Extract everything from the first line through the line with "const yDomainM = [-2.94, 0.64];", both ends included, except for any pictures.
|---|
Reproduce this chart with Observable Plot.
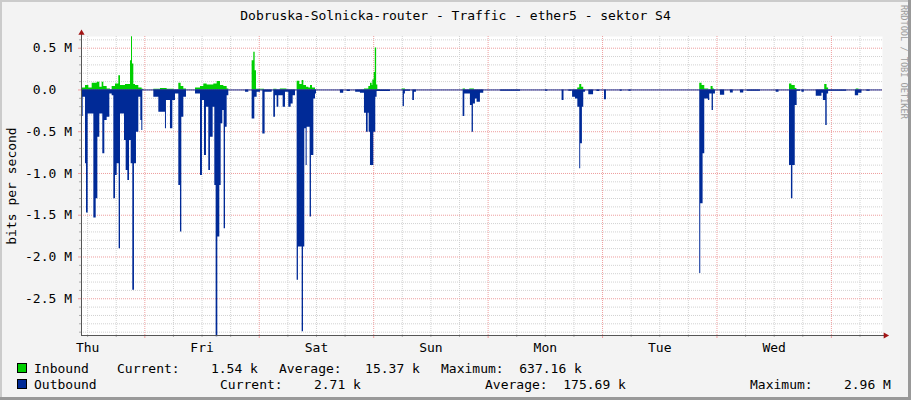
<!DOCTYPE html>
<html>
<head>
<meta charset="utf-8">
<script src="https://cdn.jsdelivr.net/npm/d3@7"></script>
<script src="https://cdn.jsdelivr.net/npm/@observablehq/plot@0.6"></script>
<style>
  html, body { margin: 0; padding: 0; background: #F3F3F3; }
  #wrap { position: relative; width: 911px; height: 400px; background: #F3F3F3; overflow: hidden;
          font-family: "DejaVu Sans Mono", monospace; font-size: 13px; color: #000; }
  .abs { position: absolute; white-space: pre; line-height: 13px; }
  #chart { position: absolute; left: 0; top: 26px; }
  .sw { position: absolute; width: 8px; height: 8px; border: 1px solid #000; }
  .bd { position: absolute; }
</style>
</head>
<body>
<div id="wrap">
  <div id="title" class="abs" style="left:0;top:9px;width:911px;text-align:center"></div>
  <div id="chart"></div>
  <div id="legend"></div>
  <div id="credit" class="abs" style="left:907.5px;top:5px;transform-origin:0 0;transform:rotate(90deg);font-size:8.6px;line-height:9px;color:#9C9C9C"></div>
  <div class="bd" style="left:0;top:0;width:911px;height:2px;background:#CBCBCB"></div>
  <div class="bd" style="left:0;top:0;width:2px;height:400px;background:#CBCBCB"></div>
  <div class="bd" style="right:0;top:0;width:3px;height:400px;background:#999999"></div>
  <div class="bd" style="left:0;bottom:0;width:911px;height:3px;background:#999999"></div>
</div>
<script>
// ---------- text ----------
const titleText = "Dobruska-Solnicka-router - Traffic - ether5 - sektor S4";
const creditText = "RRDTOOL / TOBI OETIKER";
const yAxisTitle = "bits per second";

// ---------- time axis ----------
const startTime = new Date(Date.UTC(2024, 0, 4, 10, 43)); // Thu
const spanHours = 168;
const dayLabels = ["Thu", "Fri", "Sat", "Sun", "Mon", "Tue", "Wed"];

// ---------- value axis (M = 1e6 bits/s) ----------
const yTickValues = [0.5, 0.0, -0.5, -1.0, -1.5, -2.0, -2.5];
const yTickLabels = ["0.5 M", "0.0\u00A0\u00A0", "-0.5 M", "-1.0 M", "-1.5 M", "-2.0 M", "-2.5 M"];
const yDomainM = [-2.94, 0.64];

// ---------- series: hours since start, kbit/s ----------
const inHours = [0.00,0.84,1.54,2.24,3.29,3.85,4.33,4.68,5.38,6.08,6.43,7.13,7.83,8.18,9.23,10.28,10.49,10.70,10.97,11.32,12.02,12.72,13.07,
  15.17,16.57,17.96,19.36,20.41,20.90,21.46,22.02,23.91,24.96,25.65,26.35,27.75,28.45,29.15,29.85,30.55,30.90,
  35.79,36.14,36.42,36.70,38.38,40.33,41.00,41.70,43.10,45.23,45.79,46.28,46.63,47.19,47.68,48.03,48.45,49.08,
  59.35,60.26,60.61,60.96,61.10,61.40,61.62,61.90,62.15,62.71,67.24,67.94,80.04,80.53,81.43,82.41,
  104.08,104.50,104.92,105.34,129.67,130.16,130.72,131.56,132.05,132.47,132.75,148.50,149.00,149.70,150.04,
  155.88,156.37,156.70,162.50,163.06,168.00];
const inKbps = [24,52,24,80,92,32,92,40,12,0,40,72,171,52,64,351,637,311,64,52,24,8,0,
  8,16,8,0,80,40,12,0,24,40,72,60,72,100,52,40,12,0,
  351,450,231,8,0,8,0,12,0,104,64,112,52,32,24,52,24,0,
  12,40,80,52,120,210,502,60,4,0,12,0,12,0,12,0,
  24,64,32,0,80,52,12,0,40,12,0,72,52,16,0,
  64,24,0,12,0,2];

const outHours = [0.00,0.35,0.84,1.05,1.40,2.59,3.08,3.43,3.84,4.47,4.89,5.38,5.94,6.43,6.78,7.13,7.48,7.90,8.18,9.02,9.37,9.72,10.07,10.42,10.76,11.11,11.53,12.02,12.44,12.65,12.86,13.07,
  15.17,16.22,17.61,17.82,18.66,19.15,19.71,20.41,20.76,21.04,21.46,22.02,
  23.91,24.96,25.37,25.79,26.21,26.70,27.05,27.61,27.96,28.24,28.59,29.01,29.29,29.64,29.92,30.20,30.55,30.90,
  34.39,35.09,35.79,36.35,36.84,37.54,38.03,38.51,40.00,40.33,40.68,41.03,41.38,42.29,42.78,43.48,43.97,44.39,44.88,
  45.23,45.50,46.28,46.56,46.83,47.11,47.33,47.95,48.23,48.73,49.08,49.29,
  54.30,55.00,55.70,56.40,57.50,58.50,59.35,59.77,60.12,60.33,60.61,61.31,61.72,62.00,64.80,
  67.45,67.73,67.94,69.00,69.48,69.83,70.25,
  80.04,80.39,81.57,81.92,82.20,82.62,82.97,83.67,84.37,87.90,92.10,
  97.30,97.80,100.80,101.20,102.20,102.90,103.00,103.60,104.10,104.50,104.70,105.06,105.34,105.70,106.40,107.40,108.10,108.70,109.70,110.10,113.00,113.40,114.80,115.30,
  129.67,129.88,130.37,130.72,131.49,131.77,132.26,132.54,132.96,134.00,134.90,136.10,136.70,138.20,138.90,139.60,142.40,
  145.70,146.30,148.50,148.90,149.20,149.70,150.10,150.80,151.10,151.60,154.10,155.30,155.60,156.10,156.40,156.70,160.50,
  162.30,163.00,163.70,164.70,165.40,168.00];
const outKbps = [319,88,884,1474,287,1534,1303,566,287,765,367,327,48,68,1303,1024,884,1900,287,606,964,1084,606,884,2398,884,506,88,367,486,8,0,
  88,267,466,127,466,127,48,1143,1701,327,88,0,
  48,1024,127,785,207,964,566,207,1143,2956,1761,1143,406,247,1661,446,68,0,
  28,0,347,88,28,0,526,28,0,327,68,207,68,207,28,207,167,68,0,
  2279,1880,2896,1880,466,904,446,1522,785,108,48,0,
  40,0,20,0,28,40,279,506,279,506,904,506,88,20,0,
  199,48,16,0,127,28,0,
  319,48,187,506,167,108,147,40,0,16,0,
  16,0,127,0,16,0,88,108,207,944,645,207,28,0,56,0,20,0,116,0,16,0,16,0,
  2199,1363,765,108,127,48,247,48,0,62,0,36,0,36,0,16,0,
  28,0,904,1303,904,187,16,0,28,0,76,40,127,426,48,16,0,
  68,40,0,16,0,3];

// ---------- legend ----------
const statLabels = ["Current:", "Average:", "Maximum:"];
const inStats = ["1.54 k", "15.37 k", "637.16 k"];
const outStats = ["2.71 k", "175.69 k", "2.96 M"];
const seriesNames = ["Inbound", "Outbound"];
const seriesColors = ["#00CF00", "#002A97"];

// ---------- build ----------
const HOUR = 3600e3;
const toDate = h => new Date(+startTime + h * HOUR);
const endTime = toDate(spanHours);
const inData = inHours.map((h, i) => ({t: toDate(h), v: inKbps[i] * 1e3}));
const outData = outHours.map((h, i) => ({t: toDate(h), v: -outKbps[i] * 1e3}));

const yMin = yDomainM[0] * 1e6, yMax = yDomainM[1] * 1e6;
const majorY = yTickValues.map(v => v * 1e6);
const yLabelMap = new Map(majorY.map((v, i) => [v, yTickLabels[i]]));
const minorY = d3.range(Math.ceil(yDomainM[0] * 10), Math.floor(yDomainM[1] * 10) + 1)
  .filter(k => k % 5 !== 0).map(k => k * 1e5);

const sixHours = d3.utcHour.every(6).range(startTime, endTime);
const majorX = d3.utcDay.range(startTime, endTime);
const minorX = sixHours.filter(d => d.getUTCHours() !== 0);
const noonTicks = d3.utcHour.range(startTime, endTime).filter(d => d.getUTCHours() === 12);
const xLabelMap = new Map(noonTicks.map((d, i) => [+d, dayLabels[i]]));

const gridMinor = "#D2D2D2", gridMajor = "#EE9E9E", axisColor = "#555555", arrowColor = "#A31515";

const chart = Plot.plot({
  width: 911, height: 330,
  marginLeft: 81, marginRight: 29, marginTop: 10, marginBottom: 21,
  style: {background: "transparent", fontFamily: "'DejaVu Sans Mono', monospace", fontSize: "13px", color: "#000", overflow: "visible"},
  x: {type: "utc", domain: [startTime, endTime]},
  y: {domain: [yMin, yMax]},
  marks: [
    Plot.frame({fill: "#FFFFFF", stroke: "none"}),
    Plot.ruleX(minorX, {stroke: gridMinor, strokeDasharray: "1,1"}),
    Plot.ruleY(minorY, {stroke: gridMinor, strokeDasharray: "1,1"}),
    Plot.ruleX(majorX, {stroke: gridMajor, strokeDasharray: "1,1"}),
    Plot.ruleY(majorY, {stroke: gridMajor, strokeDasharray: "1,1"}),
    Plot.areaY(inData, {x: "t", y: "v", curve: "step-after", fill: seriesColors[0]}),
    Plot.areaY(outData, {x: "t", y: "v", curve: "step-after", fill: seriesColors[1]}),
    Plot.ruleY([0], {stroke: "#14288C"}),
    Plot.axisX(minorX, {tickSize: 2, tickFormat: () => "", stroke: "#AAAAAA", label: null}),
    Plot.axisX(majorX, {tickSize: 3, tickFormat: () => "", stroke: gridMajor, label: null}),
    Plot.axisX(noonTicks, {tickSize: 0, tickPadding: 7, tickFormat: d => xLabelMap.get(+d), fill: "#000", label: null}),
    Plot.axisY(minorY, {tickSize: 2, tickFormat: () => "", stroke: "#AAAAAA", label: null}),
    Plot.axisY(majorY, {tickSize: 3, tickFormat: () => "", stroke: gridMajor, label: null}),
    Plot.axisY(majorY, {tickSize: 0, tickPadding: 9.5, tickFormat: d => yLabelMap.get(d), fill: "#000", label: null}),
    Plot.ruleX([startTime], {stroke: axisColor, insetTop: -4}),
    Plot.ruleY([yMin], {stroke: axisColor, insetRight: -4}),
    Plot.dot([[startTime, yMax]], {symbol: "triangle", r: 2.3, fill: arrowColor, stroke: "none", dy: -3.5}),
    Plot.dot([[endTime, yMin]], {symbol: "triangle", rotate: 90, r: 2.3, fill: arrowColor, stroke: "none", dx: 3}),
    Plot.text([yAxisTitle], {frameAnchor: "left", rotate: -90, dx: -69.5, textAnchor: "middle", lineAnchor: "middle", fill: "#000"})
  ]
});
document.getElementById("chart").appendChild(chart);

document.getElementById("title").textContent = titleText;
document.getElementById("credit").textContent = creditText;

// legend rows (positions are layout, not data)
const legend = document.getElementById("legend");
const rowTops = [362, 378];
const statLefts = [[117, 279, 441], [220, 485, 750]];
[inStats, outStats].forEach((stats, r) => {
  const sw = document.createElement("div");
  sw.className = "sw";
  sw.style.left = "17px"; sw.style.top = (rowTops[r] + 1) + "px";
  sw.style.background = seriesColors[r];
  legend.appendChild(sw);
  const name = document.createElement("div");
  name.className = "abs";
  name.style.left = "34px"; name.style.top = rowTops[r] + "px";
  name.textContent = seriesNames[r];
  legend.appendChild(name);
  stats.forEach((s, j) => {
    const el = document.createElement("div");
    el.className = "abs";
    el.style.left = statLefts[r][j] + "px"; el.style.top = rowTops[r] + "px";
    el.textContent = statLabels[j] + s.padStart(10, " ");
    legend.appendChild(el);
  });
});
</script>
</body>
</html>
|---|
### PROBLEM SOLUTION
Reproduce this chart with Observable Plot.
<!DOCTYPE html>
<html>
<head>
<meta charset="utf-8">
<script src="https://cdn.jsdelivr.net/npm/d3@7"></script>
<script src="https://cdn.jsdelivr.net/npm/@observablehq/plot@0.6"></script>
<style>
  html, body { margin: 0; padding: 0; background: #F3F3F3; }
  #wrap { position: relative; width: 911px; height: 400px; background: #F3F3F3; overflow: hidden;
          font-family: "DejaVu Sans Mono", monospace; font-size: 13px; color: #000; }
  .abs { position: absolute; white-space: pre; line-height: 13px; }
  #chart { position: absolute; left: 0; top: 26px; }
  .sw { position: absolute; width: 8px; height: 8px; border: 1px solid #000; }
  .bd { position: absolute; }
</style>
</head>
<body>
<div id="wrap">
  <div id="title" class="abs" style="left:0;top:9px;width:911px;text-align:center"></div>
  <div id="chart"></div>
  <div id="legend"></div>
  <div id="credit" class="abs" style="left:907.5px;top:5px;transform-origin:0 0;transform:rotate(90deg);font-size:8.6px;line-height:9px;color:#9C9C9C"></div>
  <div class="bd" style="left:0;top:0;width:911px;height:2px;background:#CBCBCB"></div>
  <div class="bd" style="left:0;top:0;width:2px;height:400px;background:#CBCBCB"></div>
  <div class="bd" style="right:0;top:0;width:3px;height:400px;background:#999999"></div>
  <div class="bd" style="left:0;bottom:0;width:911px;height:3px;background:#999999"></div>
</div>
<script>
// ---------- text ----------
const titleText = "Dobruska-Solnicka-router - Traffic - ether5 - sektor S4";
const creditText = "RRDTOOL / TOBI OETIKER";
const yAxisTitle = "bits per second";

// ---------- time axis ----------
const startTime = new Date(Date.UTC(2024, 0, 4, 10, 43)); // Thu
const spanHours = 168;
const dayLabels = ["Thu", "Fri", "Sat", "Sun", "Mon", "Tue", "Wed"];

// ---------- value axis (M = 1e6 bits/s) ----------
const yTickValues = [0.5, 0.0, -0.5, -1.0, -1.5, -2.0, -2.5];
const yTickLabels = ["0.5 M", "0.0\u00A0\u00A0", "-0.5 M", "-1.0 M", "-1.5 M", "-2.0 M", "-2.5 M"];
const yDomainM = [-2.94, 0.64];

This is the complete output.